ML models degrade in production. The data distribution shifts, user behavior changes, and the relationship between features and targets evolves. A model that performed well at deployment time may be making poor predictions weeks later without anyone noticing. The self-healing model pattern automates the detection of degradation and triggers corrective action without waiting for a human to investigate.

Degradation Signals

Data drift - The statistical distribution of input features changes relative to the training distribution. Monitor feature distributions using KL divergence, Population Stability Index (PSI), or Kolmogorov-Smirnov tests. A significant shift in input distribution is an early warning that model accuracy may degrade.

Prediction drift - The distribution of model outputs changes even if input distributions appear stable. A classification model that suddenly predicts one class 80% of the time when it historically predicted 50% may be experiencing concept drift.

Performance degradation - Direct measurement of model accuracy against ground truth labels, when available. For systems with delayed labels (fraud detection, churn prediction), track proxy metrics that correlate with true performance.

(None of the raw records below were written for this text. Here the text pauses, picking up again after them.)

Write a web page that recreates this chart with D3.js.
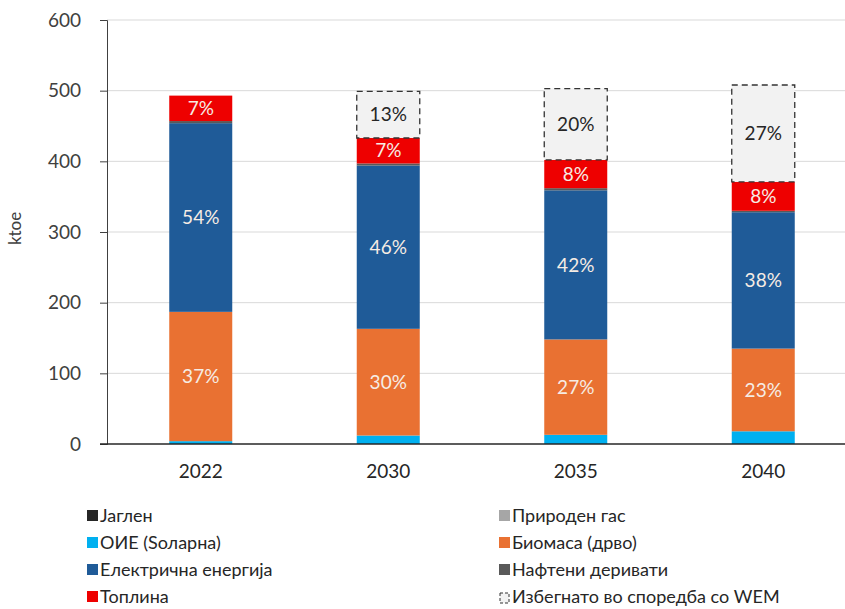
<!DOCTYPE html>
<html>
<head>
<meta charset="utf-8">
<script src="https://cdn.jsdelivr.net/npm/d3@7"></script>
<style>
  body { margin: 0; background: #fff; }
  text { font-family: Lato, "Open Sans", sans-serif; }
</style>
</head>
<body>
<svg id="chart" width="845" height="609"></svg>
<script>
// years on the x axis
var years = ["2022", "2030", "2035", "2040"];

// ktoe per source
var coal     = [0, 0, 0, 0];
var solar    = [4, 12, 13, 18];
var gas      = [0, 0, 0, 0];
var biomass  = [183, 151, 135, 117];
var electric = [267, 231, 211, 193];
var oil      = [3, 3, 3, 2];
var heat     = [36, 36, 40, 41];
var avoided  = [0, 66, 101, 137];

var yTicks = [0, 100, 200, 300, 400, 500, 600];

// stacking order, bottom to top
var series = [
  { key: "coal",     name: "Јаглен",                      values: coal,     color: "#262626" },
  { key: "solar",    name: "ОИЕ (Ѕоларна)",               values: solar,    color: "#00b0f0" },
  { key: "gas",      name: "Природен гас",                values: gas,      color: "#a6a6a6" },
  { key: "biomass",  name: "Биомаса (дрво)",              values: biomass,  color: "#e97132", label: true },
  { key: "electric", name: "Електрична енергија",         values: electric, color: "#1f5b98", label: true },
  { key: "oil",      name: "Нафтени деривати",            values: oil,      color: "#595959" },
  { key: "heat",     name: "Топлина",                     values: heat,     color: "#ee0000", label: true },
  { key: "avoided",  name: "Избегнато во споредба со WEM", values: avoided,  color: "#f2f2f2", label: true }
];

var svg = d3.select("#chart");

var x = d3.scaleBand().domain(years).range([107, 857]).paddingInner(0.664).paddingOuter(0.332);
var y = d3.scaleLinear().domain([0, 600]).range([444, 20]);

// gridlines
svg.append("g")
  .selectAll("line")
  .data(yTicks.slice(1))
  .enter().append("line")
  .attr("x1", 107).attr("x2", 845)
  .attr("y1", function(d) { return y(d); })
  .attr("y2", function(d) { return y(d); })
  .attr("stroke", "#d9d9d9")
  .attr("stroke-width", 1);

// y axis
var yAxis = svg.append("g")
  .attr("transform", "translate(107,0)")
  .call(d3.axisLeft(y).tickValues(yTicks).tickSize(7).tickPadding(19));
yAxis.select(".domain").attr("stroke", "#404040");
yAxis.selectAll(".tick line").attr("stroke", "#404040");
yAxis.selectAll("text")
  .attr("fill", "#404040")
  .style("font-size", "19px")
  .style("font-family", "Lato, sans-serif");

svg.append("text")
  .attr("transform", "translate(21," + y(305) + ") rotate(-90)")
  .attr("text-anchor", "middle")
  .attr("fill", "#404040")
  .style("font-size", "17px")
  .text("ktoe");

// stacked data
var rows = years.map(function(yr, i) {
  var r = { year: yr };
  series.forEach(function(s) { r[s.key] = s.values[i]; });
  return r;
});
var stack = d3.stack().keys(series.map(function(s) { return s.key; }));
var layers = stack(rows);

var totals = rows.map(function(r) {
  return d3.sum(series, function(s) { return r[s.key]; });
});

layers.forEach(function(layer, li) {
  var s = series[li];
  var g = svg.append("g");
  g.selectAll("rect")
    .data(layer.filter(function(d) { return d[1] - d[0] > 0; }))
    .enter().append("rect")
    .attr("x", function(d) { return x(d.data.year); })
    .attr("width", x.bandwidth())
    .attr("y", function(d) { return y(d[1]); })
    .attr("height", function(d) { return y(d[0]) - y(d[1]); })
    .attr("fill", s.color)
    .attr("stroke", s.key == "avoided" ? "#333" : "none")
    .attr("stroke-width", s.key == "avoided" ? 1.3 : 0)
    .attr("stroke-dasharray", s.key == "avoided" ? "6,4" : null);

  if (s.label) {
    g.selectAll("text")
      .data(layer.filter(function(d) { return d[1] - d[0] > 0; }))
      .enter().append("text")
      .attr("x", function(d) { return x(d.data.year) + x.bandwidth() / 2; })
      .attr("y", function(d) { return (y(d[0]) + y(d[1])) / 2; })
      .attr("dy", "0.35em")
      .attr("text-anchor", "middle")
      .attr("fill", s.key == "avoided" ? "#262626" : "#f6ece4")
      .style("font-size", "19px")
      .text(function(d) {
        var i = years.indexOf(d.data.year);
        return Math.round((d[1] - d[0]) / totals[i] * 100) + "%";
      });
  }
});

// x axis
svg.append("line")
  .attr("x1", 100).attr("x2", 845)
  .attr("y1", y(0)).attr("y2", y(0))
  .attr("stroke", "#262626").attr("stroke-width", 1.5);

svg.append("g")
  .selectAll("text")
  .data(years)
  .enter().append("text")
  .attr("x", function(d) { return x(d) + x.bandwidth() / 2; })
  .attr("y", 471)
  .attr("dy", "0.35em")
  .attr("text-anchor", "middle")
  .attr("fill", "#262626")
  .style("font-size", "19px")
  .text(function(d) { return d; });

// legend, two columns
var legendOrder = ["coal", "gas", "solar", "biomass", "electric", "oil", "heat", "avoided"];
var legend = svg.append("g");
legendOrder.forEach(function(k, i) {
  var s = series.find(function(d) { return d.key == k; });
  var col = i % 2, row = Math.floor(i / 2);
  var lx = col == 0 ? 87 : 499;
  var ly = 516 + row * 27;
  if (k == "avoided") {
    legend.append("rect")
      .attr("x", lx + 1).attr("y", ly - 4)
      .attr("width", 9).attr("height", 10)
      .attr("fill", "#f2f2f2")
      .attr("stroke", "#333").attr("stroke-width", 1)
      .attr("stroke-dasharray", "3,2");
  } else {
    legend.append("rect")
      .attr("x", lx).attr("y", ly - 6)
      .attr("width", 11).attr("height", 11)
      .attr("fill", s.color);
  }
  legend.append("text")
    .attr("x", lx + 13).attr("y", ly)
    .attr("dy", "0.35em")
    .attr("fill", "#262626")
    .style("font-size", "18px")
    .text(s.name);
});
</script>
</body>
</html>
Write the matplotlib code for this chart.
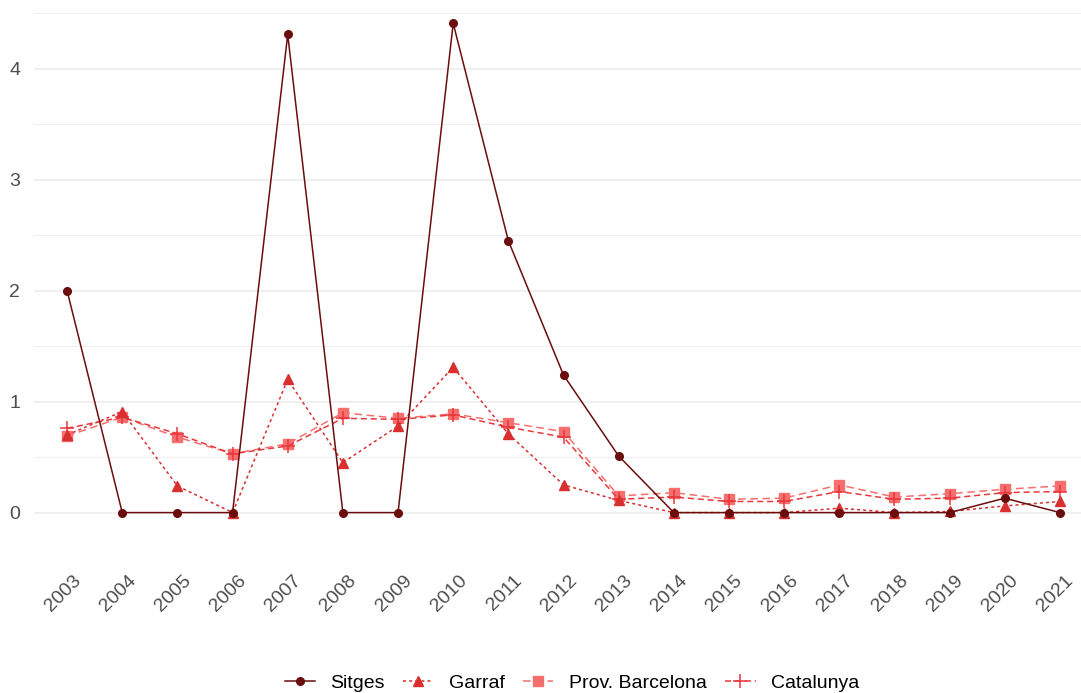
import matplotlib
matplotlib.use('Agg')
import matplotlib.pyplot as plt
import matplotlib.transforms as mtransforms
import numpy as np

plt.rcParams['font.family'] = ['Liberation Sans', 'DejaVu Sans']

years = [str(y) for y in range(2003, 2022)]

sitges = [2.0, 0, 0, 0, 4.31, 0, 0, 4.41, 2.45, 1.24, 0.51, 0, 0, 0, 0, 0, 0, 0.13, 0]
garraf = [0.70, 0.91, 0.24, 0.0, 1.20, 0.45, 0.78, 1.31, 0.71, 0.25, 0.11, 0, 0, 0, 0.04, 0, 0.01, 0.06, 0.10]
barcelona = [0.69, 0.86, 0.68, 0.53, 0.62, 0.90, 0.85, 0.89, 0.81, 0.73, 0.15, 0.18, 0.12, 0.13, 0.25, 0.14, 0.17, 0.21, 0.24]
catalunya = [0.76, 0.86, 0.71, 0.53, 0.60, 0.85, 0.84, 0.88, 0.77, 0.68, 0.12, 0.14, 0.10, 0.10, 0.19, 0.12, 0.13, 0.18, 0.19]

fig = plt.figure(figsize=(10.81, 6.93), dpi=100)
ax = fig.add_axes([34/1081, 156/693, (1093-34)/1081, 537/693])

x = np.arange(len(years))
ax.plot(x, sitges, color='#6b0d0d', lw=1.1, ls='-', marker='o', ms=5.5, label='Sitges', zorder=5)
ax.plot(x, garraf, color='#d92f2f', lw=1.1, ls=(0, (2, 2)), marker='^', ms=7, label='Garraf', zorder=4)
ax.plot(x, barcelona, color='#f76e6e', lw=1.1, ls=(0, (5, 3)), marker='s', ms=6.5, label='Prov. Barcelona', zorder=3)
ax.plot(x, catalunya, color='#e8383d', lw=1.1, ls=(0, (4, 2.5)), marker='+', ms=10, mew=1.1, label='Catalunya', zorder=3)

ax.set_xlim(-0.6, len(years) - 1 + 0.6)
ax.set_ylim(-0.22, 4.62)
ax.set_xticks(x)
ax.set_xticklabels(years, rotation=45, ha='right', va='top', rotation_mode='anchor')
ax.set_yticks([0, 1, 2, 3, 4])
ax.set_yticks([0.5, 1.5, 2.5, 3.5, 4.5], minor=True)
ax.tick_params(axis='both', which='both', length=0)
ax.tick_params(axis='both', labelsize=14, labelcolor='#4d4d4d')
ax.tick_params(axis='y', pad=10)
ax.tick_params(axis='x', pad=25)
# nudge year labels a little to the right, like the reference
shift = mtransforms.ScaledTranslation(5/100, 0, fig.dpi_scale_trans)
for lab in ax.get_xticklabels():
    lab.set_transform(lab.get_transform() + shift)
ax.grid(axis='y', which='major', color='#ebebeb', lw=1.1)
ax.grid(axis='y', which='minor', color='#ebebeb', lw=0.6)
ax.set_axisbelow(True)
for s in ax.spines.values():
    s.set_visible(False)

fig.legend(loc='center', bbox_to_anchor=(572/1081, 1 - 683/693), ncol=4, frameon=False,
           fontsize=14, handlelength=1.55, columnspacing=0.95, handletextpad=0.8)

fig.savefig('out.png', dpi=100)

Latency regression - Inference latency increases due to input complexity changes, infrastructure degradation, or resource contention. Monitor p50, p95, and p99 latency and alert on sustained increases.

Automated Response Tiers

Tier 1 - Alert - Drift is detected but below the action threshold. Notify the ML team via standard alerting channels. Log the drift metrics for trend analysis. No automated action is taken.

Tier 2 - Fallback - Performance has degraded past the acceptable threshold. Automatically route traffic to a fallback model (previous stable version, simpler baseline, or rule-based system) while the primary model is investigated. This limits user impact during the remediation window.

Tier 3 - Retrain - Trigger an automated retraining pipeline using recent production data. The pipeline trains a new model version, evaluates it against the current model, and promotes it if it passes all quality gates. If the retrained model does not improve on the current version, escalate to the ML team for manual investigation.

Implementation Components

Deploy a monitoring service that continuously evaluates drift metrics against incoming production data. Use a sliding window of recent predictions compared against a reference distribution from the training set or a recent known-good period.

Connect the monitoring service to an orchestrator that maps drift severity to response actions. The orchestrator consults a policy configuration that defines thresholds for each tier. Use a state machine to track the current health state of each model and prevent redundant retraining triggers.

Guardrails on Automation

Automated retraining must have safety checks. Set a maximum retraining frequency to prevent runaway automation. Require that retrained models pass the same evaluation gates as manually trained models. Never promote a retrained model that scores below the current production model, even if the current model is degraded.